Картежники явились, разделенные на обрадованных
– Истина буддизма в аксиоме: всякое существование есть страдание, но в страдание оно обращается благодаря желанию. Непрерывный рост страданий благодаря росту желаний и, наконец, смерть - убеждают человека в иллюзорности его стремления достигнуть личного блага.
– Нет, уж о смерти, пожалуйста, не надо, - строго заявила Тося, Дронов поддержал ее:
– Я - тоже против. К чорту!
– Женя правильно сказал: смерть-личное дело каждого.
– Однако, хотя и личное, - начал было Ногайцев, но, когда Тося уставила на него свои темные глаза, он изменил тон и быстро заговорил:
– А, знаете, ходит слух, что у эсеров не все благополучно.
– В головах?
– спросил Юрин.
– В партии, в центре, - объяснил Дронов, видимо не поняв иронии вопроса или не желая понять.
– Слух этот - не молод.
– Будто бы последние аресты-результат провокации...
Краснов сообщил, что в Петербург явился царицынский бунтовщик иеромонах Илиодор, вызванный Распутиным, и что Вырубова представила иеромонаха царице.
– Дела домашние, семейные дела, - сказал Ногайцев, а Дронов - сострил:
– Монах для дамы - вкуснее копченого сига...
– Ох, Ванечка, - вздохнула Тося.
Следя, как питается Краснов, как быстро и уверенно его гибкие руки находят лучшие куски пищи, Самгин подумал:
"Этот всегда будет сыт".
Встряхнув кудрями, звонко заговорила рыженькая дама.
– Ужасно много событий в нашей стране!
– начала она, вздыхая, выкатив синеватые, круглые глаза, и лицо ее от этого сделалось еще более кукольным.
– Всегда так было, и - я не знаю: когда это кончится?
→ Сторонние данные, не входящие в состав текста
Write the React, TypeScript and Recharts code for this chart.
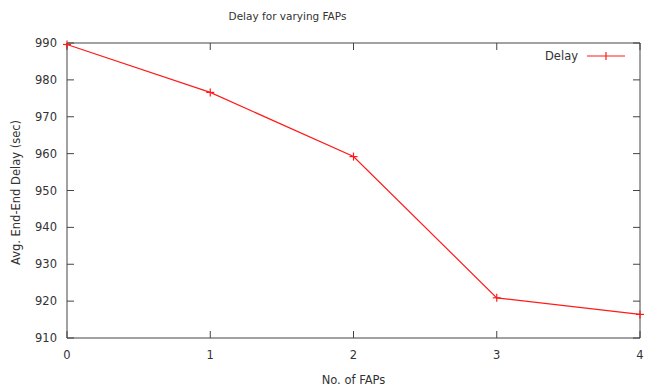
import React from 'react';
import { LineChart, Line, XAxis, YAxis, Legend } from 'recharts';

const fapCounts = [0, 1, 2, 3, 4];
const delayValues = [989.6, 976.6, 959.2, 920.9, 916.4];
const yTicks = [910, 920, 930, 940, 950, 960, 970, 980, 990];
const seriesName = 'Delay';

const data = fapCounts.map((f, i) => ({ faps: f, delay: delayValues[i] }));

const RED = '#ff1a1a';
const AXIS = '#444444';
const TEXT = '#333333';
const FONT = 'DejaVu Sans';

const Cross = (props: any) => {
  const { cx, cy } = props;
  if (cx == null || cy == null) return null;
  return (
    <g>
      <line x1={cx - 4} x2={cx + 4} y1={cy} y2={cy} stroke={RED} strokeWidth={1.2} />
      <line x1={cx} x2={cx} y1={cy - 4} y2={cy + 4} stroke={RED} strokeWidth={1.2} />
    </g>
  );
};

const LegendContent = () => (
  <div style={{ display: 'flex', alignItems: 'center', fontFamily: FONT, fontSize: 11.5, color: TEXT }}>
    <span style={{ marginRight: 9 }}>{seriesName}</span>
    <svg width={38} height={10}>
      <line x1={0} x2={38} y1={5} y2={5} stroke={RED} strokeWidth={1.2} />
      <line x1={19} x2={19} y1={1} y2={9} stroke={RED} strokeWidth={1.2} />
    </svg>
  </div>
);

const TitleLabel = (props: any) => {
  const vb = props.viewBox || {};
  const x = vb.x + vb.width / 2 - 66;
  return (
    <text x={x} y={vb.y - 22} textAnchor="middle" fontFamily={FONT} fontSize={10.5} fill={TEXT}>
      Delay for varying FAPs
    </text>
  );
};

const YTitle = (props: any) => {
  const vb = props.viewBox || {};
  const x = vb.x + 9;
  const y = vb.y + vb.height / 2 + 2;
  return (
    <text
      x={x}
      y={y}
      textAnchor="middle"
      dominantBaseline="central"
      transform={`rotate(-90, ${x}, ${y})`}
      fontFamily={FONT}
      fontSize={11.5}
      fill={TEXT}
    >
      Avg. End-End Delay (sec)
    </text>
  );
};

const XTitle = (props: any) => {
  const vb = props.viewBox || {};
  const x = vb.x + vb.width / 2;
  const y = vb.y + vb.height + 12;
  return (
    <text x={x} y={y} textAnchor="middle" dominantBaseline="central" fontFamily={FONT} fontSize={11.5} fill={TEXT}>
      No. of FAPs
    </text>
  );
};

export default function App() {
  return (
    <div style={{ position: 'absolute', left: 0, top: 0, fontFamily: FONT, background: '#fff' }}>
      <LineChart
        width={645}
        height={391}
        data={data}
        margin={{ top: 42, right: 4, bottom: 23, left: 7 }}
      >
        <XAxis
          dataKey="faps"
          type="number"
          domain={[0, 4]}
          ticks={fapCounts}
          height={30}
          stroke={AXIS}
          tickSize={-7}
          tickMargin={20}
          tick={{ fontSize: 11.5, fill: TEXT, fontFamily: FONT }}
          label={{ content: <XTitle /> }}
        />
        <XAxis
          xAxisId="top"
          dataKey="faps"
          orientation="top"
          type="number"
          domain={[0, 4]}
          ticks={fapCounts}
          height={1}
          stroke={AXIS}
          tickSize={-7}
          tickFormatter={() => ''}
          label={{ content: <TitleLabel /> }}
        />
        <YAxis
          type="number"
          domain={[910, 990]}
          ticks={yTicks}
          width={60}
          stroke={AXIS}
          tickSize={-7}
          tickMargin={17}
          tick={{ fontSize: 11.5, fill: TEXT, fontFamily: FONT }}
          label={{ content: <YTitle /> }}
        />
        <YAxis
          yAxisId="right"
          orientation="right"
          type="number"
          domain={[910, 990]}
          ticks={yTicks}
          width={1}
          stroke={AXIS}
          tickSize={-7}
          tickFormatter={() => ''}
        />
        <Legend
          layout="horizontal"
          verticalAlign="middle"
          align="center"
          content={<LegendContent />}
          wrapperStyle={{ left: 545, top: 49, width: 90, height: 16 }}
        />
        <Line
          type="linear"
          dataKey="delay"
          name={seriesName}
          stroke={RED}
          strokeWidth={1.2}
          dot={<Cross />}
          activeDot={false}
          isAnimationActive={false}
        />
        <Line
          xAxisId="top"
          yAxisId="right"
          type="linear"
          dataKey="delay"
          stroke="none"
          dot={false}
          activeDot={false}
          legendType="none"
          isAnimationActive={false}
        />
      </LineChart>
    </div>
  );
}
Всё события, события, и обо всем интеллигентный человек должен думать. Крестьянские и студенческие бунты, террор, японская война, террор, восстание во флоте, снова террор, 9 Января, революция, Государственная дума, и все-таки террор! В конце концов-страшно выйти на улицу. Я совершенно теряюсь! Чем же это кончится?
Юрин, усмехаясь, прошептал Тосе что-то, она, погрозив ему пальцем, сказала:
– Не нужно! Не шали.
Все молчали. Самгин подумал, что эта женщина говорит иронически, но присмотрелся к ее лицу и увидал, что на глазах ее слезы и губы вздрагивают.
"Напилась", - решил он, а рыженькая продолжала, еще более тревожно и протестующе:
– Во Франции, в Англии интеллигенция может не заниматься политикой, если она не хочет этого, а мы- должны! Каждый из нас обязан думать обо всем, что делается в стране. Почему - обязан?